[begin Material supplied]

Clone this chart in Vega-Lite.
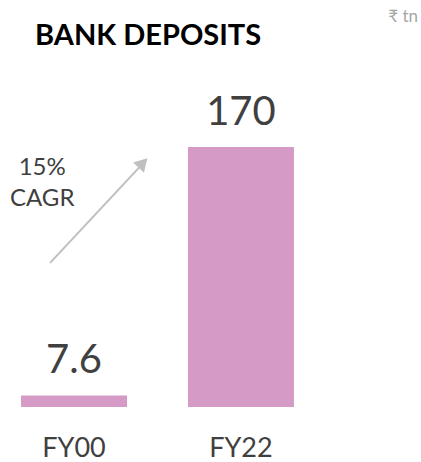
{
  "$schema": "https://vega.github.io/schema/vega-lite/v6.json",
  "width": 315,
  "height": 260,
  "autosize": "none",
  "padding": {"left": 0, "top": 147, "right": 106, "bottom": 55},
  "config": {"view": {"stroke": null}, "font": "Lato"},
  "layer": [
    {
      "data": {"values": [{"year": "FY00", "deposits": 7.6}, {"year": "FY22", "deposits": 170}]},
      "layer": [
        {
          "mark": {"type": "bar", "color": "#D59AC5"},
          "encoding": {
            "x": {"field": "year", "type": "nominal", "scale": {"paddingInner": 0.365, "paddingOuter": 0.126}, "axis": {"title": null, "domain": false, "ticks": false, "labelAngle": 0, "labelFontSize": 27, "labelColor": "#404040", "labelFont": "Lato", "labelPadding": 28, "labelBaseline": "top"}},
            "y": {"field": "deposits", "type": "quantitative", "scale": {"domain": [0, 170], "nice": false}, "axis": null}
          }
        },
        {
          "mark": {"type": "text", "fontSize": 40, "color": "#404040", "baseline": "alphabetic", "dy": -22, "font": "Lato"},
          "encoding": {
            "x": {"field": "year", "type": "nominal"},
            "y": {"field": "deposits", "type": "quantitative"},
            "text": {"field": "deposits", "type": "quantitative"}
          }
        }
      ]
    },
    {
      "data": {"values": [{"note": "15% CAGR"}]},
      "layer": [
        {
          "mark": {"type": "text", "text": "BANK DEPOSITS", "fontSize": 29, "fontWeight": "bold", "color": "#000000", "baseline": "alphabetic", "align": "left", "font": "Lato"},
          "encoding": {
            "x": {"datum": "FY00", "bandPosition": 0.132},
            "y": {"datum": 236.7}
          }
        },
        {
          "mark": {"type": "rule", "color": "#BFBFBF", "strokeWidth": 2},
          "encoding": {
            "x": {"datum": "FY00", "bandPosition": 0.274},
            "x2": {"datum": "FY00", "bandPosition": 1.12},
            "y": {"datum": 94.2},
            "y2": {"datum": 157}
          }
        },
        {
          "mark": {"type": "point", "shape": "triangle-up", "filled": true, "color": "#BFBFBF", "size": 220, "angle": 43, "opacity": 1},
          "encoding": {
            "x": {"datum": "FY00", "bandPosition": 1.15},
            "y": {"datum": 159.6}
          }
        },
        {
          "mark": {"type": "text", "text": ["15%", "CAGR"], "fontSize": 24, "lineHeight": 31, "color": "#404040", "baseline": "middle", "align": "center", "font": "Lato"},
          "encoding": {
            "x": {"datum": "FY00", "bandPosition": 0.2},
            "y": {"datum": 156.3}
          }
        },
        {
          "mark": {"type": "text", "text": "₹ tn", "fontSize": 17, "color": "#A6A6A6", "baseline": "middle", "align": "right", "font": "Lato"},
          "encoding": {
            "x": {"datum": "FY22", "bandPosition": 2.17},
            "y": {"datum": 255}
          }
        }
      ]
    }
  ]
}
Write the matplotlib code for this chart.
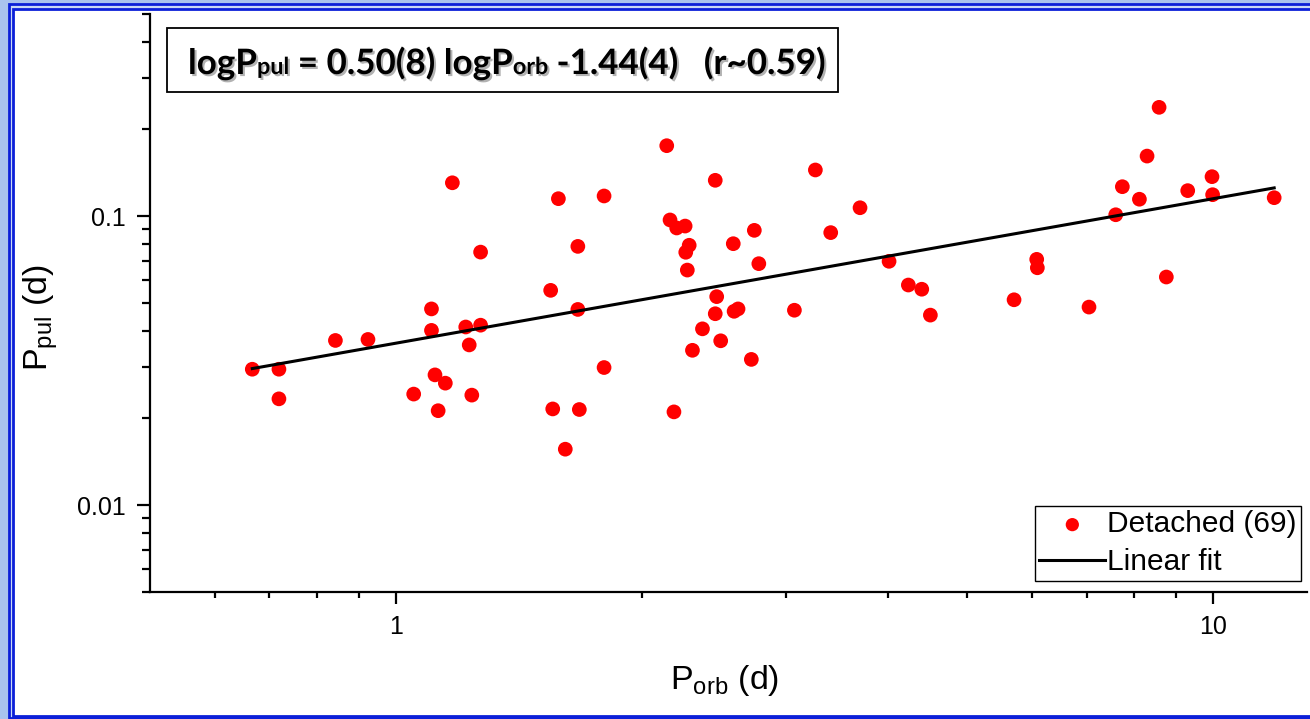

[end Material supplied]

**Written exercise:**
Write out the listing above again, exactly, but with no pictures in the copy.

**Solution to this problem:**
Clone this chart in Vega-Lite.
{
  "$schema": "https://vega.github.io/schema/vega-lite/v6.json",
  "width": 315,
  "height": 260,
  "autosize": "none",
  "padding": {"left": 0, "top": 147, "right": 106, "bottom": 55},
  "config": {"view": {"stroke": null}, "font": "Lato"},
  "layer": [
    {
      "data": {"values": [{"year": "FY00", "deposits": 7.6}, {"year": "FY22", "deposits": 170}]},
      "layer": [
        {
          "mark": {"type": "bar", "color": "#D59AC5"},
          "encoding": {
            "x": {"field": "year", "type": "nominal", "scale": {"paddingInner": 0.365, "paddingOuter": 0.126}, "axis": {"title": null, "domain": false, "ticks": false, "labelAngle": 0, "labelFontSize": 27, "labelColor": "#404040", "labelFont": "Lato", "labelPadding": 28, "labelBaseline": "top"}},
            "y": {"field": "deposits", "type": "quantitative", "scale": {"domain": [0, 170], "nice": false}, "axis": null}
          }
        },
        {
          "mark": {"type": "text", "fontSize": 40, "color": "#404040", "baseline": "alphabetic", "dy": -22, "font": "Lato"},
          "encoding": {
            "x": {"field": "year", "type": "nominal"},
            "y": {"field": "deposits", "type": "quantitative"},
            "text": {"field": "deposits", "type": "quantitative"}
          }
        }
      ]
    },
    {
      "data": {"values": [{"note": "15% CAGR"}]},
      "layer": [
        {
          "mark": {"type": "text", "text": "BANK DEPOSITS", "fontSize": 29, "fontWeight": "bold", "color": "#000000", "baseline": "alphabetic", "align": "left", "font": "Lato"},
          "encoding": {
            "x": {"datum": "FY00", "bandPosition": 0.132},
            "y": {"datum": 236.7}
          }
        },
        {
          "mark": {"type": "rule", "color": "#BFBFBF", "strokeWidth": 2},
          "encoding": {
            "x": {"datum": "FY00", "bandPosition": 0.274},
            "x2": {"datum": "FY00", "bandPosition": 1.12},
            "y": {"datum": 94.2},
            "y2": {"datum": 157}
          }
        },
        {
          "mark": {"type": "point", "shape": "triangle-up", "filled": true, "color": "#BFBFBF", "size": 220, "angle": 43, "opacity": 1},
          "encoding": {
            "x": {"datum": "FY00", "bandPosition": 1.15},
            "y": {"datum": 159.6}
          }
        },
        {
          "mark": {"type": "text", "text": ["15%", "CAGR"], "fontSize": 24, "lineHeight": 31, "color": "#404040", "baseline": "middle", "align": "center", "font": "Lato"},
          "encoding": {
            "x": {"datum": "FY00", "bandPosition": 0.2},
            "y": {"datum": 156.3}
          }
        },
        {
          "mark": {"type": "text", "text": "₹ tn", "fontSize": 17, "color": "#A6A6A6", "baseline": "middle", "align": "right", "font": "Lato"},
          "encoding": {
            "x": {"datum": "FY22", "bandPosition": 2.17},
            "y": {"datum": 255}
          }
        }
      ]
    }
  ]
}
Write the matplotlib code for this chart.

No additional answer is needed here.